No ha sido mi propósito en este artículo analizar el mérito intrínseco de estas sabias y artísticas poesías, fruto de lenta labor, serena contemplación poética de un alma antes enamorada de lo bello, tranquilamente, que apasionada e inquieta; mi intento era señalar la relación patriótica, española, que pudiera vislumbrarse en Los Trofeos. Mas, aun para referirme a lo principal en esta materia, me queda algo que indicar, a lo menos. El autor trata en los sonetos asuntos griegos, romanos, franceses, orientales, etc., etc., pero de objetos directamente españoles sólo hay algo en la serie titulada Los conquistadores; donde aborda tal materia es en las dos últimas partes del libro que ya no están escritas en sonetos; El Romancero y los Conquistadores del oro. Vale más la segunda que la primera.

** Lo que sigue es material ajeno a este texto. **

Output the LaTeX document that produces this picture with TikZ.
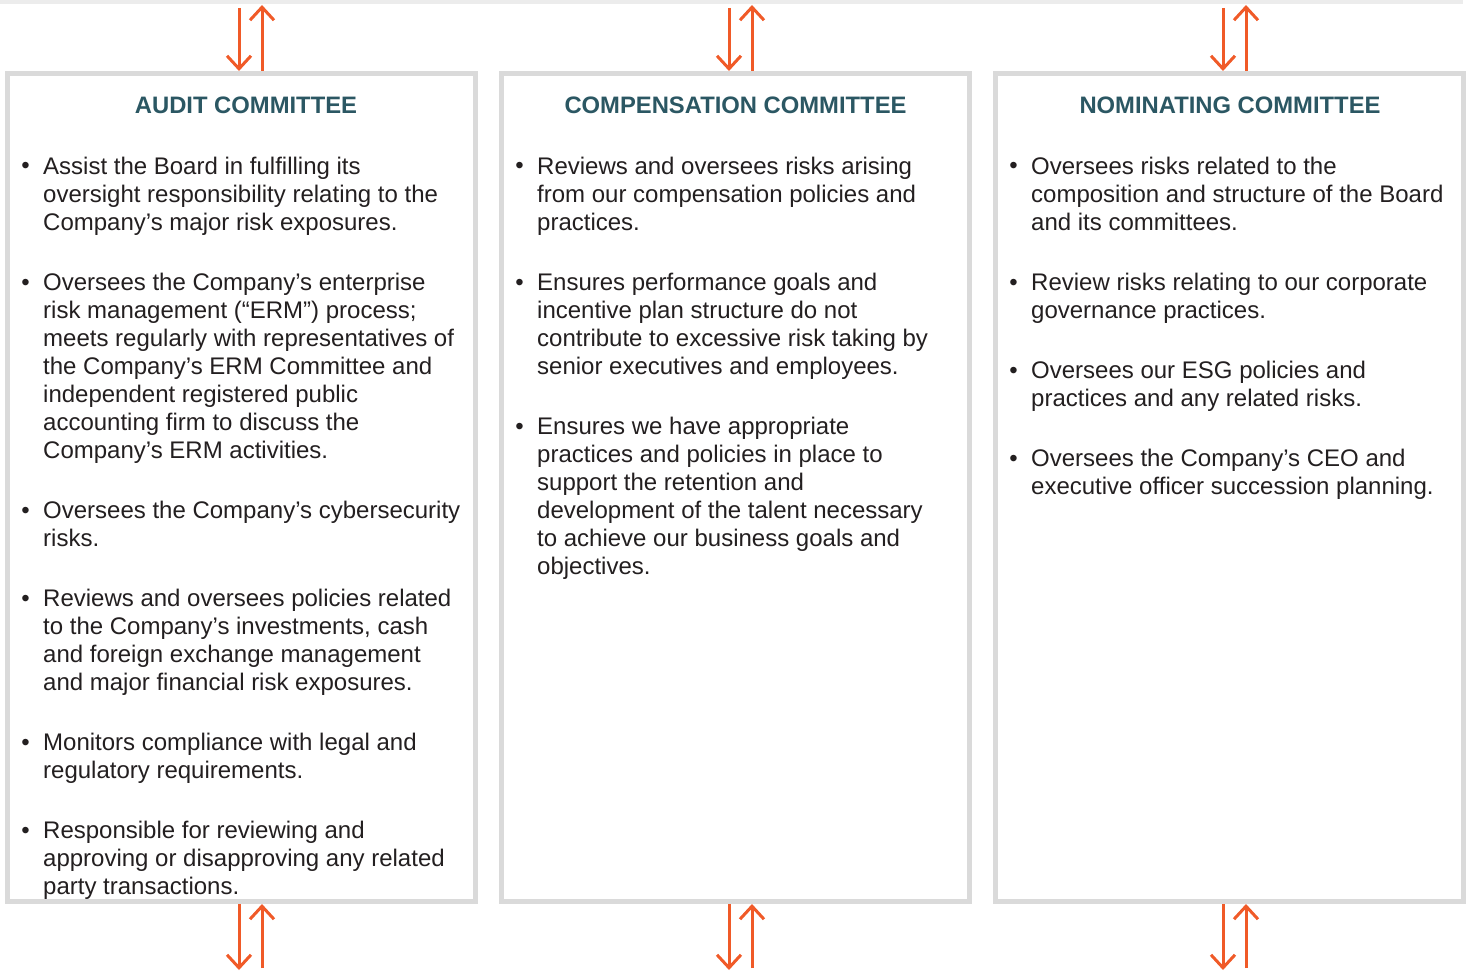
\documentclass[tikz,border=0pt]{standalone}
\usepackage{fontspec}
\setmainfont{Liberation Sans}
\usetikzlibrary{arrows.meta}
\definecolor{arrowc}{HTML}{F05A28}
\definecolor{boxgray}{HTML}{DADADA}
\definecolor{bandgray}{HTML}{ECECEC}
\definecolor{titlec}{HTML}{2B5763}
\definecolor{textc}{HTML}{231F20}
\tikzset{
  box/.style={draw=boxgray, line width=5pt, fill=white, minimum width=468pt, minimum height=828pt, inner sep=0pt},
  arr/.style={draw=arrowc, line width=3pt, -{Straight Barb[length=13pt,width=24pt]}},
  ttl/.style={text=titlec, font=\bfseries\fontsize{23.8}{28}\selectfont, inner sep=0pt, anchor=base},
  itm/.style={text=textc, font=\fontsize{24}{28}\selectfont, inner sep=0pt, anchor=base west, align=left},
  bul/.style={text=textc, font=\fontsize{24}{28}\selectfont, inner sep=0pt, anchor=base},
}
\begin{document}
\begin{tikzpicture}[x=1pt,y=-1pt]
\useasboundingbox (0,0) rectangle (1468,971);
\fill[bandgray] (0,0) rectangle (1463,4.5);

% boxes
\node[box] (audit) at (241.5,487.5) {};
\node[box] (comp) at (735.5,487.5) {};
\node[box] (nom) at (1229.5,487.5) {};

% arrows to and from the boxes
\foreach \b/\c/\d in {audit/241.5/-2.5, comp/735.5/-6.5, nom/1229.5/-6.5}{
  \pgfmathsetmacro\u{\d+23}
  \coordinate (\b-td) at (\c+\d,8);
  \coordinate (\b-tu) at (\c+\u,5);
  \coordinate (\b-bd) at (\c+\d,970);
  \coordinate (\b-bu) at (\c+\u,968);
  \draw[arr] (\b-td) -- ([xshift=\d pt]\b.north);
  \draw[arr] ([xshift=\u pt]\b.north) -- (\b-tu);
  \draw[arr] ([xshift=\d pt]\b.south) -- (\b-bd);
  \draw[arr] (\b-bu) -- ([xshift=\u pt]\b.south);
}

% titles
\node[ttl] (t1) at (246,113.5) {AUDIT COMMITTEE};
\node[ttl] (t2) at (735.5,113.5) {COMPENSATION COMMITTEE};
\node[ttl] (t3) at (1230,113.5) {NOMINATING COMMITTEE};

% column 1 (item nodes are placed at the baseline of their last line)
\node[bul] (a1b) at (25.5,174) {•};
\node[itm] (a1) at (43,230) {Assist the Board in fulfilling its\\oversight responsibility relating to the\\Company’s major risk exposures.};
\node[bul] (a2b) at (25.5,290) {•};
\node[itm] (a2) at (43,458) {Oversees the Company’s enterprise\\risk management (“ERM”) process;\\meets regularly with representatives of\\the Company’s ERM Committee and\\independent registered public\\accounting firm to discuss the\\Company’s ERM activities.};
\node[bul] (a3b) at (25.5,518) {•};
\node[itm] (a3) at (43,546) {Oversees the Company’s cybersecurity\\risks.};
\node[bul] (a4b) at (25.5,606) {•};
\node[itm] (a4) at (43,690) {Reviews and oversees policies related\\to the Company’s investments, cash\\and foreign exchange management\\and major financial risk exposures.};
\node[bul] (a5b) at (25.5,750) {•};
\node[itm] (a5) at (43,778) {Monitors compliance with legal and\\regulatory requirements.};
\node[bul] (a6b) at (25.5,838) {•};
\node[itm] (a6) at (43,894) {Responsible for reviewing and\\approving or disapproving any related\\party transactions.};

% column 2
\node[bul] (c1b) at (519.5,174) {•};
\node[itm] (c1) at (537,230) {Reviews and oversees risks arising\\from our compensation policies and\\practices.};
\node[bul] (c2b) at (519.5,290) {•};
\node[itm] (c2) at (537,374) {Ensures performance goals and\\incentive plan structure do not\\contribute to excessive risk taking by\\senior executives and employees.};
\node[bul] (c3b) at (519.5,434) {•};
\node[itm] (c3) at (537,574) {Ensures we have appropriate\\practices and policies in place to\\support the retention and\\development of the talent necessary\\to achieve our business goals and\\objectives.};

% column 3
\node[bul] (n1b) at (1013.5,174) {•};
\node[itm] (n1) at (1031,230) {Oversees risks related to the\\composition and structure of the Board\\and its committees.};
\node[bul] (n2b) at (1013.5,290) {•};
\node[itm] (n2) at (1031,318) {Review risks relating to our corporate\\governance practices.};
\node[bul] (n3b) at (1013.5,378) {•};
\node[itm] (n3) at (1031,406) {Oversees our ESG policies and\\practices and any related risks.};
\node[bul] (n4b) at (1013.5,466) {•};
\node[itm] (n4) at (1031,494) {Oversees the Company’s CEO and\\executive officer succession planning.};
\end{tikzpicture}
\end{document}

El Romancero tiene el mérito de seguir más fielmente que lo han hecho otros, por ejemplo Víctor Hugo, la tradición poética de Mio Cid; pero la forma que Heredia emplea más recuerda al mismo Hugo -sin llegar a él, ni con mucho- que la sencillez y naturalidad inimitables de nuestros buenos romanceros de tal especie. En cambio los Conquistadores del oro, particularmente la descripción de Pizarro y su heroica empresa, es un poema fragmentario, de impresión plástica fuerte, lleno de luz y color; y de tal relieve,   —123→   que aun después de leer cosas tan hermosas como en castellano y otras lenguas se han escrito acerca de aquellas fabulosas aventuras, se encuentra aquí mucho nuevo, un punto de vista pictórico original y sugestivo.

Si Heredia ha querido honrar su procedencia americana y española echando el resto, como vulgarmente se dice, en un asunto español y americano, bien puede asegurar que lo ha conseguido.

Para terminar, una observación muy sencilla; noten los críticos amigos ante todo de la novedad extraña e inesperada, cómo la moda puede poco contra el arte verdadero. Los Trofeos no es un libro de moda, no es de la última escuela: en rigor es de una escuela que agoniza... es un libro casi casi de hace veinte años, aunque ahora por primera vez se publica. Y sin embargo, es la mejor colección de poesías francesas de este año y la que más ha llamado la atención del público y de la buena crítica.